O relatório do Grevio, grupo de peritos do Conselho da Europa que analisa a aplicação da Convenção de Istambul sobre prevenção e o combate à violência doméstica e contra mulheres, alerta para a persistência de problemas judiciais em Portugal relativos a esta questão e aponta para a necessidade de “ação urgente” em alguns aspetos.
Com o título “Construir Confiança Garantindo Apoio, Proteção e Justiça”, o documento lançado esta terça-feira destaca “a questão das sanções brandas e desproporcionais impostas pelo judiciário, particularmente em relação à violência doméstica e sexual”.
Chama ainda a atenção para “atitudes patriarcais que permanecem entre alguns membros do sistema judicial”, para a “tendência disseminada entre o sistema judicial de atribuir grande importância em proteger a família como um todo, incluindo famílias manchadas pela violência, à custa dos direitos e interesses das mulheres vítimas e dos seus filhos” com uma tendência para considerarem que as mulheres “manipulam ou instrumentalizam” filhos para que passem a não querer ter contacto com os pais, ignorando assim que a exposição à violência de que menores são alvo a isto leva, enfatizando que “a chamada síndrome da alienação parental não deve ser utilizada em processos familiares com histórico de violência doméstica”. Aponta-se igualmente a falta de troca de informações no interior do sistema.

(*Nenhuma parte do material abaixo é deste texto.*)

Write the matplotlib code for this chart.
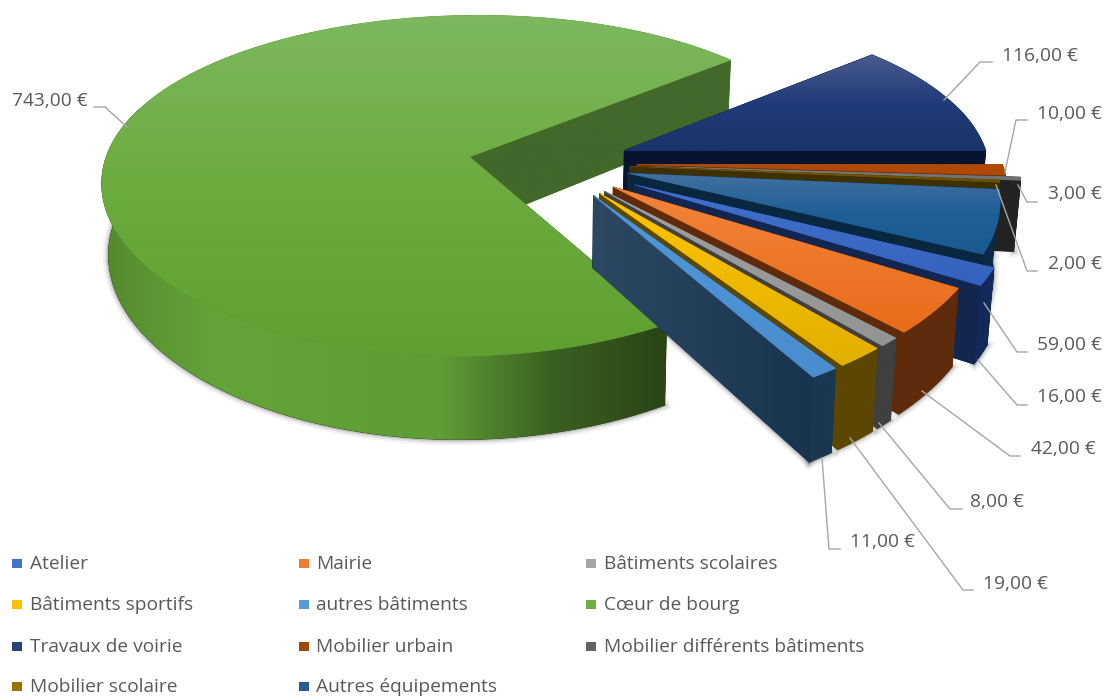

A título positivo, cita-se a “ampla variedade de medidas tomadas” nos últimos anos que deram visibilidade ao tema e alargaram apoios. E a “adoção de uma definição de violação baseada no consentimento” que é “um passo importante na implementação da Convenção de Istambul, demonstrando a compreensão da necessidade de justiça penal para atos sexuais não consensuais no país”.
Mais formação para a justiça e mais vagas em casas abrigo: as recomendações do Grevio
Para colmatar as falhas, o Grevio insta as autoridades a introduzir formação inicial e em serviço obrigatório para membros do judiciário sobre todas as formas de violência contra as mulheres abrangidas pela convenção de Istambul.
Nota-se que ainda não há uma linha telefónica nacional dedicada a mulheres vítimas de todas as formas de violência, com funcionamento 24 horas por dia, sete dias por semana, vinca-se que são necessários “esforços adicionais” para alinhar o número de vagas para famílias em abrigos em todo o país com os requisitos da convenção de uma vaga para cada 10.000 habitantes e para aumentar a disponibilidade geral de serviços de apoio especializado a médio e longo prazo para mulheres vítimas. E instam-se as autoridades a eliminarem a exigência atualmente em vigor que condiciona o acesso a um abrigo para vítimas de violência doméstica à denúncia da violência e exigência de denunciar uma violação no prazo de seis ou doze meses após o incidente como pré-requisito para a abertura de uma investigação.
Violência de género
Resposta à violência contra mulheres fragilizada por falhas no financiamento e formação
Para além do mais, considera-se urgente a revisão dos sistemas de medidas de restrição de emergência e de medidas protetoras, vincando-se que as ordens de impedimento de emergência levam 48 horas para serem obtidas e só podem ser emitidas por um juiz como parte de um processo criminal em andamento, o que não oferece proteção imediata às vítimas e pretende-se que a monitorização da sua implementação seja reforçada.
Outra recomendação vai no sentido de manter a abordagem das questões de género e dos direitos das mulheres nas aulas de Cidadania porque sem elas “as crianças ficam sem oportunidades de aprendizagem para adquirirem o conhecimento e competências necessárias para construir relações saudáveis baseadas no respeito e no consentimento, fundamentais para prevenir a violência contra as mulheres”.